Show HN: Shpool, a Lightweight Tmux Alternative

Purpose and Positioning of Shpool

  • Designed as a session persistence tool rather than a full terminal multiplexer.
  • Intended to be “lightweight” mainly in cognitive/feature terms: minimal setup, solve dropped-connection and long-running-job problems, then get out of the way.
  • Philosophy: window/layout management should be handled by the OS/window manager or terminal emulator, not by the persistence layer.

Comparisons to tmux, screen, and related tools

  • Many see it as closer to screen/dtach/abduco/diss than to full tmux, since it doesn’t do panes, splits, or window tiling.
  • Some users mostly want persistence and consider tmux’s layout features “bloat” for that purpose; others rely heavily on panes/windows and don’t see shpool as a real alternative.
  • GNU screen and tmux are noted as roughly equivalent today; shpool omits multiplexing but competes on simplicity.

Scrollback, copy-paste, and performance

  • Key selling point: does not interfere with native terminal scrollback and mouse-based copy-paste, which tmux/screen often alter.
  • Internally keeps an in-memory VT100 terminal state to redraw after reconnect without losing scrollback.
  • Some argue tmux’s separate scrollback is a feature; others find tmux’s mouse/clipboard behavior and latency frustrating.

Networking and session robustness

  • Compared to mosh and EternalTerminal: those operate at the network layer and handle roaming/UDP/TCP; shpool runs only on the remote host.
  • Some people currently stack mosh + tmux and see shpool as a way to reduce duplication.

Installation and platform notes

  • Rust-based; some concern about compatibility with older distro toolchains (e.g., Debian stable), though static binaries or local builds are suggested as workarounds.
  • Systemd user units and Debian packaging are discussed; one user shares build steps.
  • macOS support is not yet available but is mentioned as being worked on.

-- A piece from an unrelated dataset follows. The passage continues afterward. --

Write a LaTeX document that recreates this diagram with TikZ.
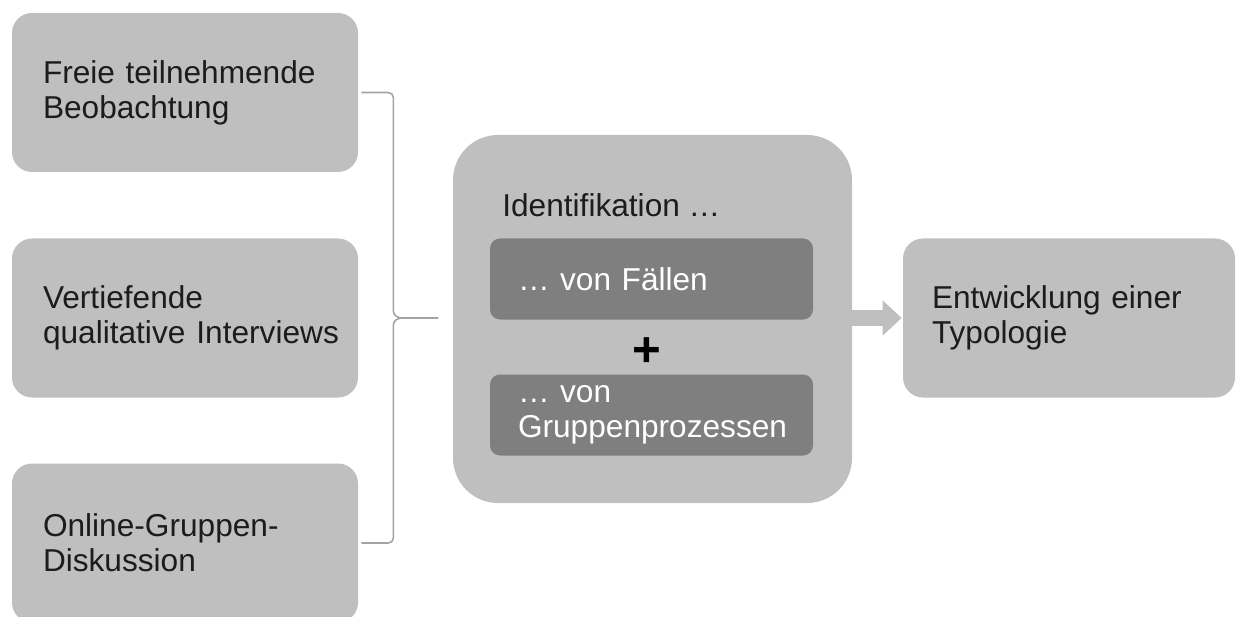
\documentclass[tikz,border=0pt]{standalone}
\usepackage{fontspec}
\setmainfont{Liberation Sans}
\usetikzlibrary{arrows.meta,positioning}
\definecolor{boxgray}{HTML}{BFBFBF}
\definecolor{innergray}{HTML}{7F7F7F}
\definecolor{bracegray}{HTML}{A3A3A3}
\definecolor{txtgray}{HTML}{1C1C1C}
\tikzset{
  source/.style={fill=boxgray, rounded corners=0.4cm, text width=6.92cm, inner xsep=0pt, minimum height=3.18cm, align=left, text=txtgray, font=\fontsize{18}{20}\selectfont, execute at begin node={\leftskip=0.62cm}},
  result/.style={source, text width=6.64cm, execute at begin node={\leftskip=0.58cm}},
  stage/.style={fill=boxgray, rounded corners=0.9cm, minimum width=7.98cm, minimum height=7.36cm},
  part/.style={fill=innergray, rounded corners=0.2cm, text width=6.46cm, inner xsep=0pt, minimum height=1.62cm, align=left, text=white, font=\fontsize{18}{20}\selectfont, execute at begin node={\leftskip=0.56cm}},
  brace/.style={draw=bracegray, line width=0.9pt},
  flow/.style={draw=boxgray, line width=0.32cm, -{Triangle[length=0.38cm,width=0.68cm]}}
}

\begin{document}
\begin{tikzpicture}
\useasboundingbox (0,0) rectangle (24.72,12.32);

% methods
\node[source] (obs) at (3.70,10.47) {Freie teilnehmende\\Beobachtung};
\node[source] (intv) at (3.70,5.96) {Vertiefende\\qualitative\hspace{0.35em}Interviews};
\node[source] (disc) at (3.70,1.46) {Online-Gruppen-\\Diskussion};

% identification
\node[stage] (ident) at (13.05,5.94) {};
\node[anchor=west, inner sep=0pt, text=txtgray, font=\fontsize{18}{20}\selectfont] (identlbl) at (10.04,8.22) {Identifikation …};
\node[part] (cases) at (13.03,6.74) {… von Fällen};
\node[part] (groups) at (13.03,4.02) {… von\\Gruppenprozessen};
\node[inner sep=0pt, font=\fontsize{28}{30}\selectfont\bfseries] (plus) at (12.94,5.28) {+};

% typology
\node[result] (typo) at (21.38,5.96) {Entwicklung einer\\Typologie};

% bracket
\coordinate (tip) at ([xshift=1.6cm]intv.east);
\draw[brace] ([xshift=0.06cm]obs.east) -- ([xshift=0.6cm]obs.east) to[out=0,in=90] ([xshift=0.7cm,yshift=-0.1cm]obs.east) -- ([xshift=0.7cm,yshift=0.14cm]intv.east) to[out=-90,in=180] ([xshift=0.88cm]intv.east) -- (tip);
\draw[brace] ([xshift=0.06cm]disc.east) -- ([xshift=0.6cm]disc.east) to[out=0,in=-90] ([xshift=0.7cm,yshift=0.1cm]disc.east) -- ([xshift=0.7cm,yshift=-0.14cm]intv.east) to[out=90,in=180] ([xshift=0.88cm]intv.east);

% arrow
\draw[flow] (ident.east |- typo.west) -- ([xshift=-0.02cm]typo.west);

\end{tikzpicture}
\end{document}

Limitations, bugs, and edge cases

  • Currently oriented toward reconnecting from the same terminal type; TERM/terminfo changes across clients are described as hard/“unclear” to solve.
  • Does not yet support multiple simultaneous attachments to one session; several commenters want this for pairing or multi-device workflows.
  • One report of severe memory usage (~1.4 GB) after repeated find + detach/attach cycles.
  • Some text-mode-only users note that, for them, tmux alone is still lighter than running a GUI/window manager plus shpool.